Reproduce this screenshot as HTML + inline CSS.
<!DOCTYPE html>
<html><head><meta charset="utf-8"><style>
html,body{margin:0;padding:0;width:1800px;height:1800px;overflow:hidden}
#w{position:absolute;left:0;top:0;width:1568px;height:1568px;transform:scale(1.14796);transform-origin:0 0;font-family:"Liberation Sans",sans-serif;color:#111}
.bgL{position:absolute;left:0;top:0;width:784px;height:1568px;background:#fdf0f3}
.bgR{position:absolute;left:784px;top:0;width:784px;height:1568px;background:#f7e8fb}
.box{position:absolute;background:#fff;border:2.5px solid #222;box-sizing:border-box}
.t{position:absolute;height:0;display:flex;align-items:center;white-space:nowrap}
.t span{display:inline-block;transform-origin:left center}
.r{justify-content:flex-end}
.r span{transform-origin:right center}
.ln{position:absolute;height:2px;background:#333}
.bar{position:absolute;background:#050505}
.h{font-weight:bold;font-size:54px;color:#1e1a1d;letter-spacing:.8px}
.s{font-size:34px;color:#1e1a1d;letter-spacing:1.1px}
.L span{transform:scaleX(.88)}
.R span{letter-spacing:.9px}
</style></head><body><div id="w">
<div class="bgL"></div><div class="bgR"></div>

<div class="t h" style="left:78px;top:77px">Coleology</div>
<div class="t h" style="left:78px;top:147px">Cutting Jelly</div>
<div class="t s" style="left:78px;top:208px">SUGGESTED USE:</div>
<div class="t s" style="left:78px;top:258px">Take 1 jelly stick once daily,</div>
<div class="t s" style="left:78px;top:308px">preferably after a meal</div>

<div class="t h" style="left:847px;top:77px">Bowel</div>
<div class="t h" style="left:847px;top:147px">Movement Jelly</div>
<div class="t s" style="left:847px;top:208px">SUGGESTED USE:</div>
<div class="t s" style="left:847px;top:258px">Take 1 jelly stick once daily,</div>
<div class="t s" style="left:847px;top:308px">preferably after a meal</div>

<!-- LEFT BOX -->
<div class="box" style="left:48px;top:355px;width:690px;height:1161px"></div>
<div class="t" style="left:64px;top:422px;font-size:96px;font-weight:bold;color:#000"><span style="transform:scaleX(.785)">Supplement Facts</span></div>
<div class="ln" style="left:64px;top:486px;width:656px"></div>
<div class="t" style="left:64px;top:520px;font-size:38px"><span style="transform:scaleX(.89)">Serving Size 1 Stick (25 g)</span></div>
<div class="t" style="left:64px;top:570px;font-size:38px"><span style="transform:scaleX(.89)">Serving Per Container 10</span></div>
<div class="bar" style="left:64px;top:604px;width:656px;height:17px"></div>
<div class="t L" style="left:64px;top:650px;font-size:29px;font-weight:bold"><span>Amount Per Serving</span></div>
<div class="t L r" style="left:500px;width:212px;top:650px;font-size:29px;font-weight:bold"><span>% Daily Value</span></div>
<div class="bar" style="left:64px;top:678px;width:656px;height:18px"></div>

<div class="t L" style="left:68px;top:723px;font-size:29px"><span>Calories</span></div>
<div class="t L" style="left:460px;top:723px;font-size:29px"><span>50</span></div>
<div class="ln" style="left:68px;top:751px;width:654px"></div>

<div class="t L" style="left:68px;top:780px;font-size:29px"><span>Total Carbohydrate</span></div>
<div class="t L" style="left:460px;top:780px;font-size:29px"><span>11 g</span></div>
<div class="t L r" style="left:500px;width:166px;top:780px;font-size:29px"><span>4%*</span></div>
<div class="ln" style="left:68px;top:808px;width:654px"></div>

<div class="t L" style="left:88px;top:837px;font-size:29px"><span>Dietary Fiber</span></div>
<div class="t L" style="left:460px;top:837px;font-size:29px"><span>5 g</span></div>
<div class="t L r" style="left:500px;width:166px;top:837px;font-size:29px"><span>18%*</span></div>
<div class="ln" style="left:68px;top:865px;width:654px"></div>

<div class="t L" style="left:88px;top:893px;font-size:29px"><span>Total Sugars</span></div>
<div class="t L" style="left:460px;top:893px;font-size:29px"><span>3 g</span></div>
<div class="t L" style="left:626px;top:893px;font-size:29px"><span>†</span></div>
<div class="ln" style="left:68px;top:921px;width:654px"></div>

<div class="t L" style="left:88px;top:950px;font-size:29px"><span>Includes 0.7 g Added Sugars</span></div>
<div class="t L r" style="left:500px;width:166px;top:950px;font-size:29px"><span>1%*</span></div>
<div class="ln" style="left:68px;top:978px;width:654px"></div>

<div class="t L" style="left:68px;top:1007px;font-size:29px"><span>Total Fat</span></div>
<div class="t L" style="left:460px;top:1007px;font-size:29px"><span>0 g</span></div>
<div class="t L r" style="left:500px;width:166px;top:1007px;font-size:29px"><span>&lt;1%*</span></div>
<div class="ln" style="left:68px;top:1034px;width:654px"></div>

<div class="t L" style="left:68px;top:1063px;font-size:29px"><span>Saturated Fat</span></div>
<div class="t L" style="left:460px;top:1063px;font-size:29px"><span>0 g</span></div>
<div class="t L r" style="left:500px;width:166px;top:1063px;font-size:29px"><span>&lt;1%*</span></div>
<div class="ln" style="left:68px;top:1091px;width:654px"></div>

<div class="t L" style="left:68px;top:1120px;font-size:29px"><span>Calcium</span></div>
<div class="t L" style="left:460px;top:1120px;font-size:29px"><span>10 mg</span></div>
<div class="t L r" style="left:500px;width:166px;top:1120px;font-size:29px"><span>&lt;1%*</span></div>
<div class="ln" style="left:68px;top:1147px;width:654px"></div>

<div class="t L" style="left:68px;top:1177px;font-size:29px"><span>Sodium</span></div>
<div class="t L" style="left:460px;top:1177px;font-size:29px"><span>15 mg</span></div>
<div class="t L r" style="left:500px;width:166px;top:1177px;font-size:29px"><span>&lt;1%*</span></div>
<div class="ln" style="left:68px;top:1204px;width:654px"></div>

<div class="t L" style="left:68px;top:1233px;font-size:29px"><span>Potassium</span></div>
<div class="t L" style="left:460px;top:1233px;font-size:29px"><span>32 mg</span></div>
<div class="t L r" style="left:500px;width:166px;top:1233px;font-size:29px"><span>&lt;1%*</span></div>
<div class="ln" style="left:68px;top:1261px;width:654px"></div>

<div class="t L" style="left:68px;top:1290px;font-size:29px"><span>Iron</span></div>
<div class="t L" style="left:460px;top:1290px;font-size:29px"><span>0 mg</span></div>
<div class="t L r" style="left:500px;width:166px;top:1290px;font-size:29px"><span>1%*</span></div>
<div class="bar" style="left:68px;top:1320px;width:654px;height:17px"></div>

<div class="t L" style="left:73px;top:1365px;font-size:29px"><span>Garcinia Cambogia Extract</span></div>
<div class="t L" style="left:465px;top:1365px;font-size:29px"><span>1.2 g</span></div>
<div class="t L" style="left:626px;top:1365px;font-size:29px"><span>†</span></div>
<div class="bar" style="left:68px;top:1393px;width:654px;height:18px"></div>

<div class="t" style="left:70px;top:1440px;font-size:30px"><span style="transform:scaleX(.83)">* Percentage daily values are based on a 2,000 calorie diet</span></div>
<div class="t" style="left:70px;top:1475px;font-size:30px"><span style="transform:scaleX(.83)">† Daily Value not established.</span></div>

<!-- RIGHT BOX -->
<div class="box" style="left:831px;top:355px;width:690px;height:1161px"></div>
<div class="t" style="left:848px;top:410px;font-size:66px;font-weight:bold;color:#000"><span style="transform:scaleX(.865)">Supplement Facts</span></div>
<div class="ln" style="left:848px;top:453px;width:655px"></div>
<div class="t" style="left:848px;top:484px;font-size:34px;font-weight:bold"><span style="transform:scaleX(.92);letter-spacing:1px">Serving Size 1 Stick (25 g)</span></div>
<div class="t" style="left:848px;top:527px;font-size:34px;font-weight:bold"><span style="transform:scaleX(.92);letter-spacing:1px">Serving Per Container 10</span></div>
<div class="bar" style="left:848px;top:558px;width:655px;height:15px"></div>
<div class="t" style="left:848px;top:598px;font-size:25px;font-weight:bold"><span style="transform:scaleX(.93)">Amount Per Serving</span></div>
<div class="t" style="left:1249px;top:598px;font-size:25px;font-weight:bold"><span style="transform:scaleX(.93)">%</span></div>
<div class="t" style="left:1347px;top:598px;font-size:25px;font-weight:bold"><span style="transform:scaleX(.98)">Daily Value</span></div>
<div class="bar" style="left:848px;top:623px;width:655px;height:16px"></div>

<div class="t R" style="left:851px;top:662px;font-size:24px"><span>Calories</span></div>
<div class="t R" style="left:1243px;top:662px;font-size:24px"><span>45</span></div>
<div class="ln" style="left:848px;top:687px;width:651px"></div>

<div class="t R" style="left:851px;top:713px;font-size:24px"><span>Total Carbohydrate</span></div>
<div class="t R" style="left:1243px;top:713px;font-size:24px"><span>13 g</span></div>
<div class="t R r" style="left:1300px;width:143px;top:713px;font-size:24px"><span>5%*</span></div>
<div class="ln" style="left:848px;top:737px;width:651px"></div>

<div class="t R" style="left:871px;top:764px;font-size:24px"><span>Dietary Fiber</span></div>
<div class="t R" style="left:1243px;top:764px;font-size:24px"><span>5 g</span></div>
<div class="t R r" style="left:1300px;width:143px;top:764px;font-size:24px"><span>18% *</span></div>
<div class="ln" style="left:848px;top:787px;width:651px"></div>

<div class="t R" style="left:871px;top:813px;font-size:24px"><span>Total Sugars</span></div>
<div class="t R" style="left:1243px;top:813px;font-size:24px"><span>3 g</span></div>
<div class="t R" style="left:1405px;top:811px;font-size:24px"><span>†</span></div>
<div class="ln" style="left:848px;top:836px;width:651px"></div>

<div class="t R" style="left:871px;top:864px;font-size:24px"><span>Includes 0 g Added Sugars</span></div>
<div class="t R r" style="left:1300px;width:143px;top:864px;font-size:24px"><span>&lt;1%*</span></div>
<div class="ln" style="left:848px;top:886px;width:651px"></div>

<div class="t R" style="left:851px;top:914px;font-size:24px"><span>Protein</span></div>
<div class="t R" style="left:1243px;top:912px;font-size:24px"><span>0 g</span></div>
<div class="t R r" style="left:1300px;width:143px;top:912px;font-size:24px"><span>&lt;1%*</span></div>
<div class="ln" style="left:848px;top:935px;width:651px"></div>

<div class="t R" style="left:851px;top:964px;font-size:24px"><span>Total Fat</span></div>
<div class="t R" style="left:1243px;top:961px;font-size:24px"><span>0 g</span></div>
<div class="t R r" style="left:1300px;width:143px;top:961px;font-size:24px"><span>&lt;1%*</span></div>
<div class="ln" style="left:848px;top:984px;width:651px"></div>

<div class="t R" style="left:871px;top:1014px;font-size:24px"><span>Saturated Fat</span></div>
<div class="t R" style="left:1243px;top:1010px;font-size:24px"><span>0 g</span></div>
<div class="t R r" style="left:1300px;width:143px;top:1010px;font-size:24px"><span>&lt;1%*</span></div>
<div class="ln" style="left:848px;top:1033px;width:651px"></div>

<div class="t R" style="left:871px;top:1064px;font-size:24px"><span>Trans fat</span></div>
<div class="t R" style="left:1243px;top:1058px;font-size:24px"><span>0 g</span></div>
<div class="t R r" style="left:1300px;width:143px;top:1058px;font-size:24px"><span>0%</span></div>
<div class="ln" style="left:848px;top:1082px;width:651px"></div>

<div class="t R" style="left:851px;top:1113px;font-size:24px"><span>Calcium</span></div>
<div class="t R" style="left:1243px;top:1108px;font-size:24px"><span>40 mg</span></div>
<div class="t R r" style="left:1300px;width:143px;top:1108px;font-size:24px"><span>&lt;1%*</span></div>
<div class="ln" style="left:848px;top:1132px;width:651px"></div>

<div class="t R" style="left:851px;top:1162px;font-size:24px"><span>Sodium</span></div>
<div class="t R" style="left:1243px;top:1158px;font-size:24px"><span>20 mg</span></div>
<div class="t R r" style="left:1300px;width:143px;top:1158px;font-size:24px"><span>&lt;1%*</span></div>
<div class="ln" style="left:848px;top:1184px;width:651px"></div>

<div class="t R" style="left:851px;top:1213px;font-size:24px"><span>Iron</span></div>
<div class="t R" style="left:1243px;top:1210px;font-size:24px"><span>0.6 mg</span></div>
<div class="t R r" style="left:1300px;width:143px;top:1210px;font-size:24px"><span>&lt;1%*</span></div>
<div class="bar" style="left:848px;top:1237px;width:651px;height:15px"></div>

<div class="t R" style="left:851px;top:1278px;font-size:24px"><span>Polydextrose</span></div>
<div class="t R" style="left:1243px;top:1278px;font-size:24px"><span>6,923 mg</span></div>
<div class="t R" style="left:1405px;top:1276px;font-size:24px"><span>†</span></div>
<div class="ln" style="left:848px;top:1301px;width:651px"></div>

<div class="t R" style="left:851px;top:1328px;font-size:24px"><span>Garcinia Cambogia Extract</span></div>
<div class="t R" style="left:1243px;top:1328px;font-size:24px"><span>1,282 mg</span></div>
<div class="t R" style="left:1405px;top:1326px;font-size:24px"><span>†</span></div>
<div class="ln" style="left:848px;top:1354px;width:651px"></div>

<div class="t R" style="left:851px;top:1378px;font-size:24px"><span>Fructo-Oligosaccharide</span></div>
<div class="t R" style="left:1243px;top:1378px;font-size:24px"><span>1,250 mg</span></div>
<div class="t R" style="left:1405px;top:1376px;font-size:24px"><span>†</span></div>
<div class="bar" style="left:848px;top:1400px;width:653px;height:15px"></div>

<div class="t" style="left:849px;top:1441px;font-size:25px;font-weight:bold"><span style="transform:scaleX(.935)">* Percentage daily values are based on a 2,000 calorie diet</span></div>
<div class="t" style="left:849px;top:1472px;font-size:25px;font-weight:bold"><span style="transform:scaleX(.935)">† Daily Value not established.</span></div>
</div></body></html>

-------------------------

Exercise objective: Choose all lines containing the string "inline" and copy them out.

Result:
Reproduce this screenshot as HTML + inline CSS.
.t span{display:inline-block;transform-origin:left center}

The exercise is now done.